O governador Cláudio Castro se reelegeu no primeiro turno no Rio de Janeiro com 59% dos votos, bem à frente de seu oponente, Marcelo Freixo, opção de 27% dos eleitores. Não é um resultado qualquer, mas um sinal de que algo está dando errado. Não adianta tapar o sol com a peneira. As urnas apontam a naturalização da barbárie, o retrocesso civilizacional, a derrota da política.
A história recente do governo no Rio é um show de horrores. Nos últimos dois anos, três das cinco maiores chacinas da história do Estado foram praticadas por policiais em favelas. Morreram 69 pessoas em apenas três incursões oficiais. Em vez de embaraço ou reação das instituições, o governador usou os massacres para ganhar votos, reforçando seu discurso em defesa da guerra velada contra a própria população.
A apologia a uma polícia descontrolada ocorre em um Estado em que grande parte dos territórios já está sob controle de grupos criminosos armados, ligados a milicianos ou a traficantes, que cresceram sob os olhos de vidro de uma polícia que aprendeu a lucrar com seus homicídios. O homem de confiança do governo na segurança, delegado Allan Turnowski, foi preso em agosto, investigado por envolvimento com o jogo do bicho, acusado de participar de planos que incluíam matar um bicheiro e fazer dossiês contra adversários políticos.
Os aliados de Castro na política, aliás, são um capítulo à parte. O candidato a vice-governador da chapa, Washington Reis, precisou renunciar em setembro por causa da Lei da Ficha Limpa. Ex-prefeito de Duque de Caxias, uma cidade sob forte influência de milicianos, Reis se notabilizou na pandemia por manter os templos da cidade abertos dizendo que a cura viria das igrejas. A lista dos desmandos é imensa. Daria para citar as denúncias de desvios de verba para a saúde durante a pandemia ou a criação de milhares de cargos secretos, com nome de funcionários que não apareciam no Diário Oficial, em um Estado que já tem cinco ex-governadores presos.
É como se o eleitor aprovasse um novo modelo de poder e de governança, em que as autoridades não precisam estar compromissadas com a legalidade, impessoalidade, racionalidade e inteligência na definição das políticas públicas. Basta ao governo defender os interesses políticos e econômicos dos aliados, com os quais os eleitores se identificam. É como se escolhessem um governador para se tornar o chefe da mais poderosa facção fluminense, a que comanda as polícias e organiza os interesses dos diversos grupos mafiosos armados que já controlam os negócios e os territórios no Estado.

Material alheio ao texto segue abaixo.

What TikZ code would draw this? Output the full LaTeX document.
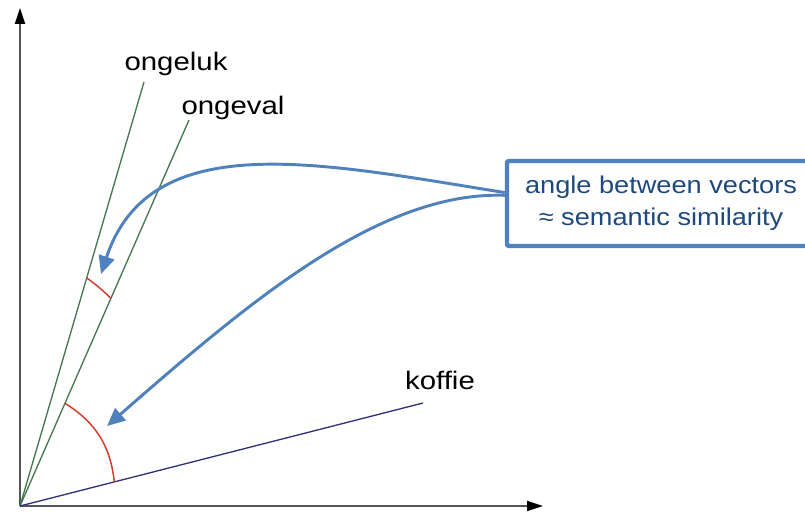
\documentclass[tikz,border=0pt]{standalone}
\usepackage{fontspec}
\setmainfont{Liberation Sans}
\newfontfamily\labelfont[FakeStretch=1.16]{Liberation Sans}
\newfontfamily\notefont[FakeStretch=1.12]{Liberation Sans}
\usetikzlibrary{arrows.meta}
\definecolor{axisgray}{RGB}{85,85,85}
\definecolor{vecgreen}{RGB}{70,120,80}
\definecolor{vecnavy}{RGB}{50,50,120}
\definecolor{arcred}{RGB}{210,60,45}
\definecolor{noteblue}{RGB}{79,129,189}
\definecolor{notetext}{RGB}{31,73,125}

\begin{document}
\begin{tikzpicture}[x=0.75pt,y=0.75pt,
  axis/.style={axisgray,line width=1.6pt,-{Triangle[length=12pt,width=7.5pt,black]}},
  wordvec/.style={line width=1pt},
  anglearc/.style={arcred,line width=1.1pt},
  wordlabel/.style={anchor=base,font=\labelfont\fontsize{19}{23}\selectfont},
  notebox/.style={draw=noteblue,line width=3.3pt,rounded corners=1.5pt,text=notetext,
    align=center,minimum width=231pt,minimum height=63.75pt,
    font=\notefont\fontsize{18.2}{24}\selectfont},
  pointer/.style={noteblue,line width=2.2pt,-{Triangle[length=13.5pt,width=12pt]}}]
\useasboundingbox (0,0) rectangle (805,511);
% axes
\coordinate (O) at (20,5);
\coordinate (ytip) at (20,503);
\coordinate (xtip) at (543,5);
\draw[axis] (O) -- (ytip);
\draw[axis] (O) -- (xtip);
% word vectors
\coordinate (luk) at (144,429);
\coordinate (val) at (189,391);
\coordinate (fie) at (423,108);
\draw[wordvec,vecgreen] (O) -- (luk);
\draw[wordvec,vecgreen] (O) -- (val);
\draw[wordvec,vecnavy] (O) -- (fie);
\node[wordlabel] (ongeluk) at (176,440) {ongeluk};
\node[wordlabel] (ongeval) at (233,396) {ongeval};
\node[wordlabel] (koffie) at (440,122) {koffie};
% angles
\path (O) -- (luk) coordinate[pos=0.538] (a1);
\path (O) -- (val) coordinate[pos=0.538] (a2);
\path (O) -- (val) coordinate[pos=0.266] (b1);
\path (O) -- (fie) coordinate[pos=0.234] (b2);
\draw[anglearc] (a1) to[bend left=4] (a2);
\draw[anglearc] (b1) to[bend left=26] (b2);
% note with pointers
\node[notebox] (note) at (661,307.5) {angle between vectors\\ ≈ semantic similarity};
\coordinate (tipA) at (101,237);
\coordinate (tipB) at (107,85);
\draw[pointer] (note.176) .. controls (320,348) and (150,385) .. (tipA);
\draw[pointer] (note.177.5) .. controls (380,320) and (250,210) .. (tipB);
\end{tikzpicture}
\end{document}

Uma distopia que enxerga a defesa do Estado de Direito como um entrave, em que aliados e adversários são definidos pela disposição em manter a fidelidade ao bando, cuja missão é ampliar o poder político e econômico, mesmo quando esse avanço ocorre com uso da violência, em contraposição ao interesse coletivo, como ocorre nas milícias.
Essa ideologia miliciana, em defesa de uma ordem criminal, chegou à Presidência da República por Jair Bolsonaro. Em Brasília, desestruturou a fiscalização ambiental e promoveu o crescimento descontrolado da venda de armas. As medidas destroem a floresta e beneficiam a desordem, os crimes dos garimpeiros, grileiros e vendedores de madeira. Uma distopia que enxerga o Estado como uma facção poderosa, que compra deputados com orçamento secreto e os eleitores, distribuindo dinheiro às vésperas de eleição, com o objetivo de acumular mais dinheiro e poder. É esse o único projeto político do grupo.
O bolsonarismo e sua sanha em destruir instituições acaba de pegar a Via Dutra. Segue em alta velocidade rumo a São Paulo. Seu candidato, Tarcísio de Freitas, pilota o carro, trazendo na bagagem a distopia que ajudou a fragilizar o estado fluminense e corrói as instituições brasileiras. São Paulo pode atuar como resistência, na defesa de valores republicanos e democráticos. Desde Franco Montoro, passando por Mário Covas e Geraldo Alckmin, São Paulo conseguiu preservar o espírito republicano de suas instituições, bastão que pode ser passado ao candidato Fernando Haddad, compromissado com os mesmos valores. Mas talvez os paulistas queiram experimentar o bolsonarismo, seguindo, barranco abaixo, o mesmo caminho dos eleitores do Rio de Janeiro.